• **DATA SEGMENT**:
- - -

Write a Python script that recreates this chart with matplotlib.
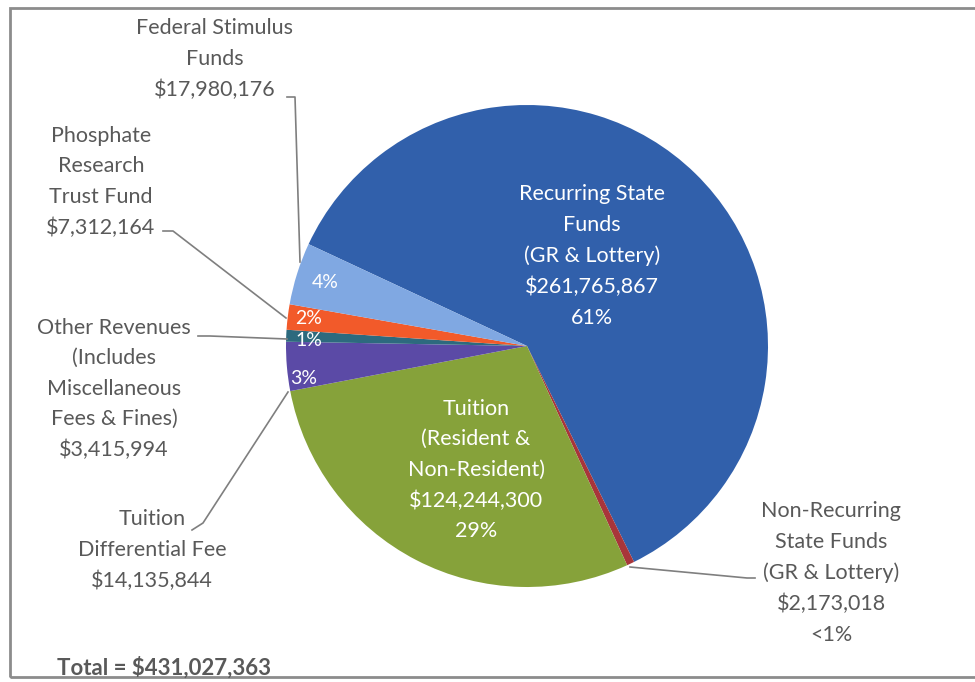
import matplotlib.pyplot as plt
from matplotlib.patches import Rectangle

W, H = 975, 682

# slices, clockwise from the big blue one
sources = [
    "Recurring State Funds",
    "Non-Recurring State Funds",
    "Tuition",
    "Tuition Differential Fee",
    "Other Revenues",
    "Phosphate Research Trust Fund",
    "Federal Stimulus Funds",
]
amounts = [261765867, 2173018, 124244300, 14135844, 3415994, 7312164, 17980176]
colors = ["#3160ab", "#a8353a", "#86a23a", "#5b4aa6", "#2d6a7e", "#f25a2a", "#80a8e2"]
total = sum(amounts)

GRAY = "#595959"
LINE = "#7f7f7f"
FONT = "Lato"

fig = plt.figure(figsize=(W / 100, H / 100), dpi=100)
ax = fig.add_axes([0, 0, 1, 1])

def py(y):
    # pixel row -> data y
    return H - y

cx, cy, r = 527, py(346), 241
ax.pie(amounts, colors=colors, startangle=155, counterclock=False,
       center=(cx, cy), radius=r,
       wedgeprops=dict(edgecolor="none"))
ax.set_xlim(0, W)
ax.set_ylim(0, H)
ax.set_aspect("equal")
ax.axis("off")

def money(v):
    return "${:,}".format(v)

# frame
ax.add_patch(Rectangle((10, py(677)), 990, 669, fill=False, edgecolor="#8c8c8c", lw=2))

def label(x, y, txt, color=GRAY, size=15.5, weight="normal", ha="center"):
    ax.text(x, py(y), txt, ha=ha, va="center", color=color, fontsize=size,
            family=FONT, weight=weight, linespacing=1.66, multialignment="center")

# inside labels
label(592, 256, "Recurring State\nFunds\n(GR & Lottery)\n%s\n61%%" % money(amounts[0]), color="white")
label(476, 470, "Tuition\n(Resident &\nNon-Resident)\n%s\n29%%" % money(amounts[2]), color="white")
for (x, y), a in zip([(325, 283), (309, 318), (309, 340), (304, 378)],
                     [amounts[6], amounts[5], amounts[4], amounts[3]]):
    label(x, y, "%d%%" % round(a / total * 100), color="white", size=14)

# outside labels
label(215, 59, "Federal Stimulus\nFunds\n%s" % money(amounts[6]))
label(101, 182, "Phosphate\nResearch\nTrust Fund\n%s" % money(amounts[5]))
label(114, 389, "Other Revenues\n(Includes\nMiscellaneous\nFees & Fines)\n%s" % money(amounts[4]))
label(152, 550, "Tuition\nDifferential Fee\n%s" % money(amounts[3]))
label(831, 573, "Non-Recurring\nState Funds\n(GR & Lottery)\n%s\n<1%%" % money(amounts[1]))
label(57, 668, "Total = %s" % money(total), weight="bold", size=16, ha="left")

# leader lines
def leader(pts):
    ax.plot([p[0] for p in pts], [py(p[1]) for p in pts], color=LINE, lw=1.2)

leader([(287, 97), (295, 97), (300, 262)])
leader([(163, 231), (173, 231), (286, 318)])
leader([(198, 336), (210, 336), (287, 339)])
leader([(192, 530), (203, 523), (288, 392)])
leader([(630, 567), (747, 578), (755, 578)])

fig.savefig("out.png", dpi=100)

- - -

• **GOAL OF THE EXERCISE**: Print the data above verbatim from the first line through the line holding "W, H = 975, 682", leaving every picture out.

• **RESPONSE TO THIS EXERCISE**:
Write a Python script that recreates this chart with matplotlib.
import matplotlib.pyplot as plt
from matplotlib.patches import Rectangle

W, H = 975, 682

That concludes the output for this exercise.